◆ **DATA SHOWN**
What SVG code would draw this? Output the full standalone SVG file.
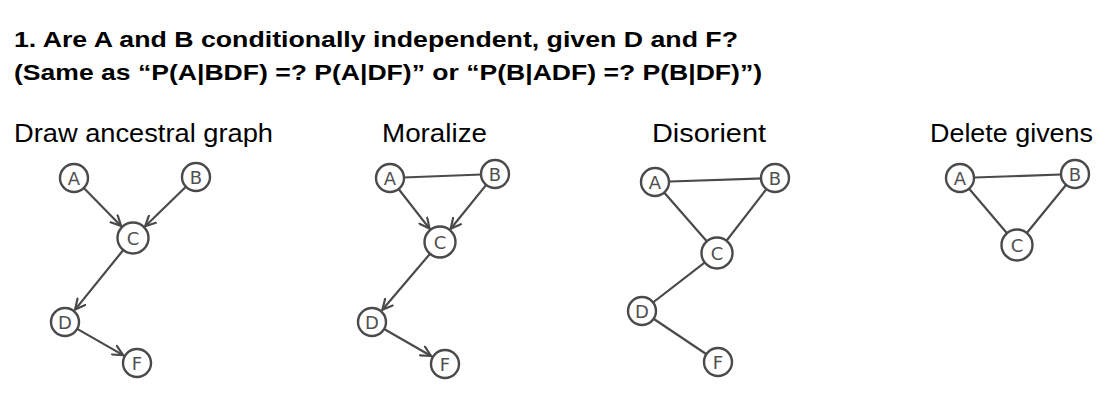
<svg xmlns="http://www.w3.org/2000/svg" width="1112" height="400" viewBox="0 0 1112 400">
<style>
.title{font-family:"Liberation Sans",Arial,sans-serif;font-weight:bold;font-size:22px;fill:#000}
.sub{font-family:"Liberation Sans",Arial,sans-serif;font-size:25px;fill:#000}
.node circle{fill:#fff;stroke:#4a4a4a;stroke-width:2.4}
.node text{font-family:"DejaVu Sans",sans-serif;font-size:18px;fill:#505050;text-anchor:middle;dominant-baseline:central}
.edge{stroke:#4a4a4a;stroke-width:2.2;fill:none;stroke-linecap:round}
.arr{marker-end:url(#ah)}
</style>
<defs>
<marker id="ah" viewBox="0 0 12 12" refX="11" refY="6" markerWidth="12" markerHeight="12" markerUnits="userSpaceOnUse" orient="auto">
<polyline points="1,1 11,6 1,11" fill="none" stroke="#4a4a4a" stroke-width="2.2" stroke-linecap="round" stroke-linejoin="round"/>
</marker>
</defs>
<rect width="1112" height="400" fill="#fff"/>
<text class="title" x="14" y="47" textLength="724" lengthAdjust="spacingAndGlyphs">1. Are A and B conditionally independent, given D and F?</text>
<text class="title" x="14" y="80" textLength="748" lengthAdjust="spacingAndGlyphs">(Same as “P(A|BDF) =? P(A|DF)” or “P(B|ADF) =? P(B|DF)”)</text>
<text class="sub" x="14" y="142" textLength="259" lengthAdjust="spacingAndGlyphs">Draw ancestral graph</text>
<text class="sub" x="382" y="142" textLength="105" lengthAdjust="spacingAndGlyphs">Moralize</text>
<text class="sub" x="652" y="142" textLength="114" lengthAdjust="spacingAndGlyphs">Disorient</text>
<text class="sub" x="930" y="142" textLength="163" lengthAdjust="spacingAndGlyphs">Delete givens</text>
<g id="connectors">
<line class="edge arr" x1="83.8" y1="188" x2="121.1" y2="225.9"/>
<line class="edge arr" x1="185.9" y1="186.7" x2="145.2" y2="226.2"/>
<line class="edge arr" x1="123.3" y1="250" x2="75.1" y2="309.6"/>
<line class="edge arr" x1="77.2" y1="328.9" x2="123.1" y2="355.1"/>
<line class="edge" x1="390" y1="178" x2="495" y2="174"/>
<line class="edge arr" x1="398.6" y1="189" x2="429.5" y2="228.6"/>
<line class="edge arr" x1="486.2" y1="184.9" x2="450.7" y2="228.8"/>
<line class="edge arr" x1="430" y1="253.8" x2="382.4" y2="309.8"/>
<line class="edge arr" x1="384.1" y1="329" x2="431.1" y2="356"/>
<line class="edge" x1="655" y1="182" x2="775" y2="178"/>
<line class="edge" x1="655" y1="182" x2="717" y2="253"/>
<line class="edge" x1="775" y1="178" x2="717" y2="253"/>
<line class="edge" x1="717" y1="253" x2="642" y2="311"/>
<line class="edge" x1="642" y1="311" x2="718" y2="362"/>
<line class="edge" x1="960" y1="178" x2="1075" y2="174"/>
<line class="edge" x1="960" y1="178" x2="1017" y2="245"/>
<line class="edge" x1="1075" y1="174" x2="1017" y2="245"/>
</g>
<g id="g1-A" class="node"><circle cx="74" cy="178" r="14"/><text x="74" y="178">A</text></g>
<g id="g1-B" class="node"><circle cx="196" cy="177" r="14"/><text x="196" y="177">B</text></g>
<g id="g1-C" class="node"><circle cx="133" cy="238" r="15.5"/><text x="133" y="238">C</text></g>
<g id="g1-D" class="node"><circle cx="65" cy="322" r="14"/><text x="65" y="322">D</text></g>
<g id="g1-F" class="node"><circle cx="137" cy="363" r="14"/><text x="137" y="363">F</text></g>
<g id="g2-A" class="node"><circle cx="390" cy="178" r="14"/><text x="390" y="178">A</text></g>
<g id="g2-B" class="node"><circle cx="495" cy="174" r="14"/><text x="495" y="174">B</text></g>
<g id="g2-C" class="node"><circle cx="440" cy="242" r="15.5"/><text x="440" y="242">C</text></g>
<g id="g2-D" class="node"><circle cx="372" cy="322" r="14"/><text x="372" y="322">D</text></g>
<g id="g2-F" class="node"><circle cx="445" cy="364" r="14"/><text x="445" y="364">F</text></g>
<g id="g3-A" class="node"><circle cx="655" cy="182" r="14"/><text x="655" y="182">A</text></g>
<g id="g3-B" class="node"><circle cx="775" cy="178" r="14"/><text x="775" y="178">B</text></g>
<g id="g3-C" class="node"><circle cx="717" cy="253" r="15.5"/><text x="717" y="253">C</text></g>
<g id="g3-D" class="node"><circle cx="642" cy="311" r="14"/><text x="642" y="311">D</text></g>
<g id="g3-F" class="node"><circle cx="718" cy="362" r="14"/><text x="718" y="362">F</text></g>
<g id="g4-A" class="node"><circle cx="960" cy="178" r="14"/><text x="960" y="178">A</text></g>
<g id="g4-B" class="node"><circle cx="1075" cy="174" r="14"/><text x="1075" y="174">B</text></g>
<g id="g4-C" class="node"><circle cx="1017" cy="245" r="15.5"/><text x="1017" y="245">C</text></g>
</svg>
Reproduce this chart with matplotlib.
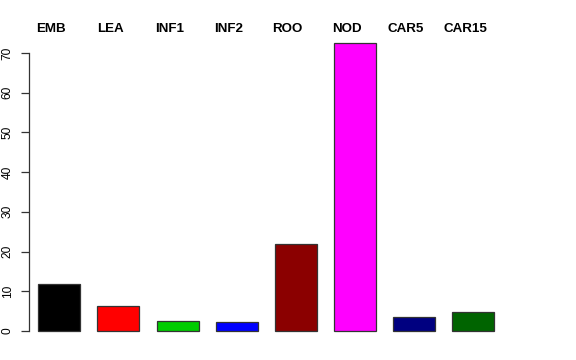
import matplotlib
matplotlib.use("Agg")
import matplotlib.pyplot as plt

tissues = ["EMB", "LEA", "INF1", "INF2", "ROO", "NOD", "CAR5", "CAR15"]
values = [11.8, 6.3, 2.5, 2.3, 21.9, 72.5, 3.5, 4.8]
colors = ["#000000", "#FF0000", "#00CD00", "#0000FF", "#8B0000", "#FF00FF", "#000080", "#006400"]
yticks = [0, 10, 20, 30, 40, 50, 60, 70]

plt.rcParams["font.family"] = ["Liberation Sans", "DejaVu Sans"]

fig = plt.figure(figsize=(5.76, 3.6), dpi=100)
ax = fig.add_axes([29 / 576, 0.0486, (503 - 29) / 576, 0.864])

x = list(range(len(tissues)))
ax.bar(x, values, width=0.71, color=colors, edgecolor="#333333", linewidth=0.9)
ax.set_xlim(-0.51, 7.5)
ax.set_ylim(-2.9, 75.4)

for s in ["top", "right", "bottom"]:
    ax.spines[s].set_visible(False)
ax.spines["left"].set_bounds(0, 70)
ax.spines["left"].set_color("#333333")
ax.spines["left"].set_linewidth(0.9)

ax.set_xticks([])
ax.set_yticks(yticks)
ax.set_yticklabels([str(t) for t in yticks], rotation=90, va="center", fontsize=8.6)
ax.tick_params(axis="y", length=6, width=0.9, color="#333333", pad=5)

# names sit a little left of the bar centres, as in the original
for xi, name in zip(x, tissues):
    ax.text(xi - 0.14, 76.0, name, ha="center", va="center",
            fontsize=9.6, fontweight="bold", clip_on=False)

fig.savefig("out.png", dpi=100)
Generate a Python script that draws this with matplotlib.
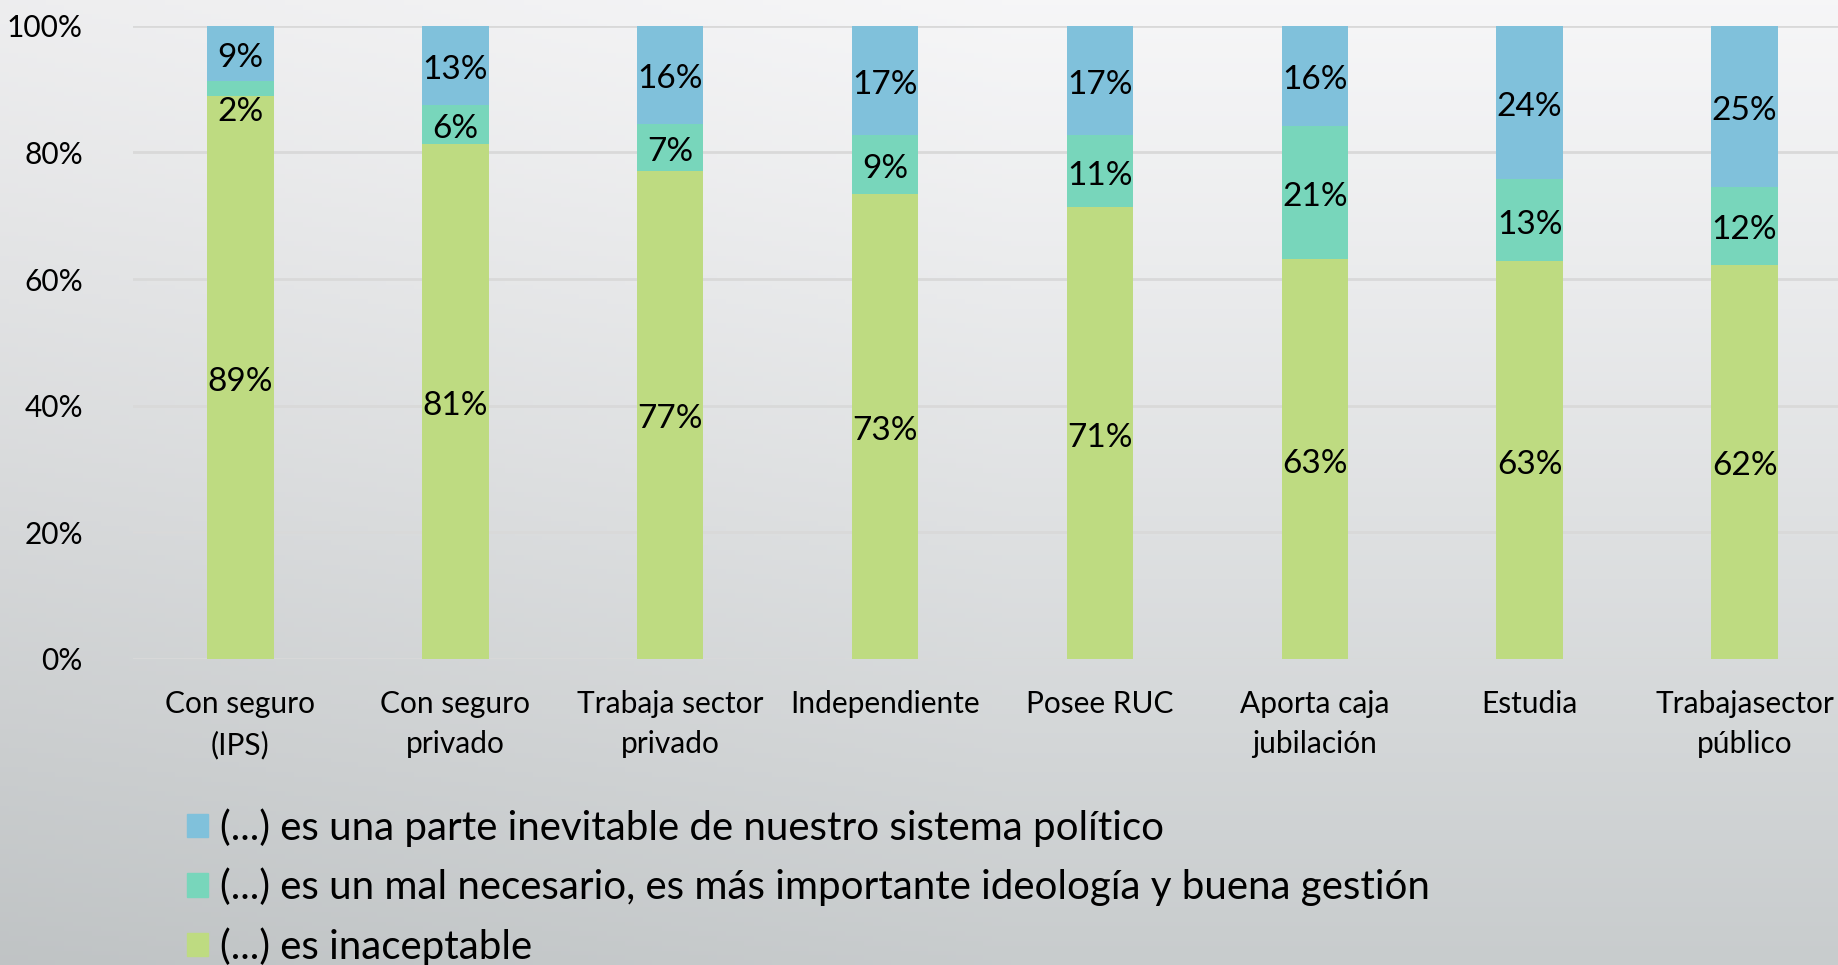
import numpy as np
import matplotlib.pyplot as plt
from matplotlib.patches import Patch

plt.rcParams['font.family'] = ['Lato', 'DejaVu Sans']

# ─── Data ────────────────────────────────────────────────────────────
categories = ['Con seguro\n(IPS)', 'Con seguro\nprivado', 'Trabaja sector\nprivado',
              'Independiente', 'Posee RUC', 'Aporta caja\njubilación', 'Estudia',
              'Trabajasector\npúblico']
inaceptable = [88.9, 81.3, 77.1, 73.4, 71.3, 63.1, 62.8, 62.2]
mal_necesario = [2.4, 6.1, 7.4, 9.4, 11.4, 21.1, 13.0, 12.4]
parte_inevitable = [8.7, 12.6, 15.5, 17.2, 17.3, 15.8, 24.2, 25.4]
series_labels = ['(...) es una parte inevitable de nuestro sistema político',
                 '(...) es un mal necesario, es más importante ideología y buena gestión',
                 '(...) es inaceptable']
yticks = [0, 20, 40, 60, 80, 100]

c_blue = '#80C1DB'
c_teal = '#78D6BB'
c_green = '#BEDB81'

# ─── Figure with gradient background ─────────────────────────────────
fig = plt.figure(figsize=(18.38, 9.65), dpi=100)
bg = fig.add_axes([0, 0, 1, 1], zorder=-10)
yy, xx = np.mgrid[0:1:200j, 0:1:200j]
top = np.array([0.965, 0.965, 0.970])
bot = np.array([0.785, 0.800, 0.805])
t = yy ** 1.1
img = top[None, None, :] * (1 - t[..., None]) + bot[None, None, :] * t[..., None]
# darker toward the left side
img = img - (0.06 * np.clip(0.55 - xx, 0, None))[..., None]
bg.imshow(img, aspect='auto', extent=[0, 1, 1, 0])
bg.axis('off')

ax = fig.add_axes([133 / 1838, 1 - 659 / 965, (1852 - 133) / 1838, (659 - 25.7) / 965])
ax.patch.set_alpha(0)

x = np.arange(len(categories))
w = 0.31
ax.bar(x, inaceptable, w, color=c_green, zorder=3)
ax.bar(x, mal_necesario, w, bottom=inaceptable, color=c_teal, zorder=3)
bottom3 = np.array(inaceptable) + np.array(mal_necesario)
ax.bar(x, parte_inevitable, w, bottom=bottom3, color=c_blue, zorder=3)

# data labels (centered, nudged a bit down like the original font)
dy = -0.7
for i in range(len(x)):
    ax.text(x[i], inaceptable[i] / 2 + dy, f'{round(inaceptable[i])}%', ha='center',
            va='center', fontsize=24, zorder=4)
    yb = inaceptable[i] + mal_necesario[i] / 2 + dy
    if mal_necesario[i] < 4:
        yb = inaceptable[i] - 2.6
    ax.text(x[i], yb, f'{round(mal_necesario[i])}%', ha='center', va='center',
            fontsize=24, zorder=4)
    ax.text(x[i], bottom3[i] + parte_inevitable[i] / 2 + dy,
            f'{round(parte_inevitable[i])}%', ha='center', va='center',
            fontsize=24, zorder=4)

ax.set_xlim(-0.5, 7.5)
ax.set_ylim(0, 100)
ax.set_yticks(yticks)
ax.set_yticklabels([f'{v}%' for v in yticks])
ax.set_xticks(x)
ax.set_xticklabels(categories, linespacing=1.55)
ax.tick_params(axis='both', length=0, labelsize=21.5)
ax.tick_params(axis='y', pad=36)
ax.tick_params(axis='x', pad=22)
ax.grid(axis='y', color='#d9d9d9', linewidth=2, zorder=0)
for s in ax.spines.values():
    s.set_visible(False)

handles = [Patch(color=c_blue), Patch(color=c_teal), Patch(color=c_green)]
fig.legend(handles, series_labels, loc='upper left', bbox_to_anchor=(187 / 1838, 1 - 808 / 965),
           frameon=False, fontsize=29, handlelength=0.52, handleheight=0.52,
           handletextpad=0.3, labelspacing=0.52, borderpad=0, borderaxespad=0)

plt.savefig('out.png', dpi=100)
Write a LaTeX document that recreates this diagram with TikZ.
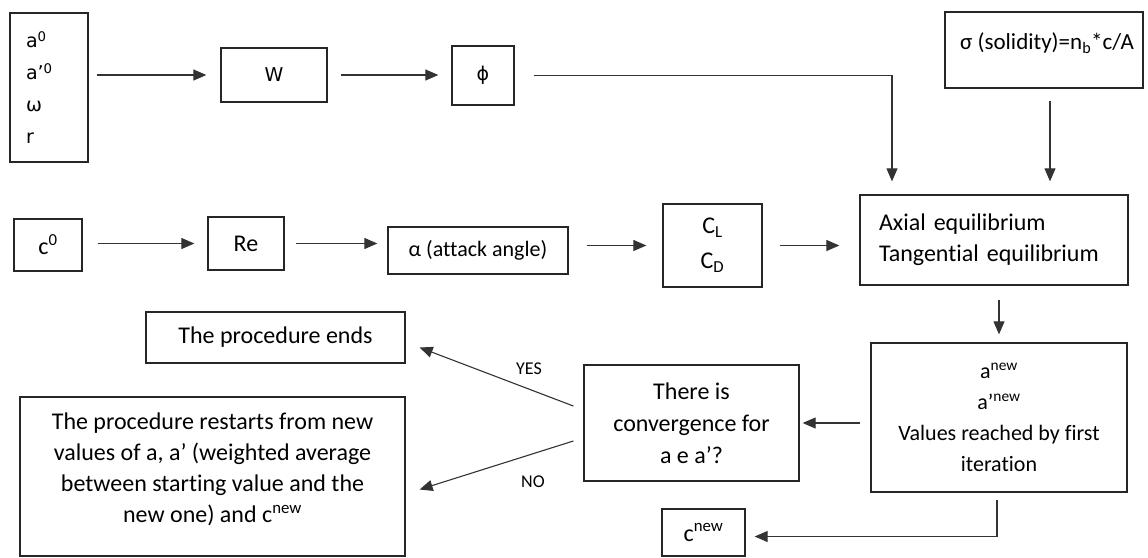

◆ **TASK DETAILS**
Your first line is the one with "Reproduce this chart with matplotlib.", and your last is the one with "ax.set_ylim(-2.9, 75.4)". Copy those and every line between them exactly, without any pictures.

◆ **TASK RESPONSE**
Reproduce this chart with matplotlib.
import matplotlib
matplotlib.use("Agg")
import matplotlib.pyplot as plt

tissues = ["EMB", "LEA", "INF1", "INF2", "ROO", "NOD", "CAR5", "CAR15"]
values = [11.8, 6.3, 2.5, 2.3, 21.9, 72.5, 3.5, 4.8]
colors = ["#000000", "#FF0000", "#00CD00", "#0000FF", "#8B0000", "#FF00FF", "#000080", "#006400"]
yticks = [0, 10, 20, 30, 40, 50, 60, 70]

plt.rcParams["font.family"] = ["Liberation Sans", "DejaVu Sans"]

fig = plt.figure(figsize=(5.76, 3.6), dpi=100)
ax = fig.add_axes([29 / 576, 0.0486, (503 - 29) / 576, 0.864])

x = list(range(len(tissues)))
ax.bar(x, values, width=0.71, color=colors, edgecolor="#333333", linewidth=0.9)
ax.set_xlim(-0.51, 7.5)
ax.set_ylim(-2.9, 75.4)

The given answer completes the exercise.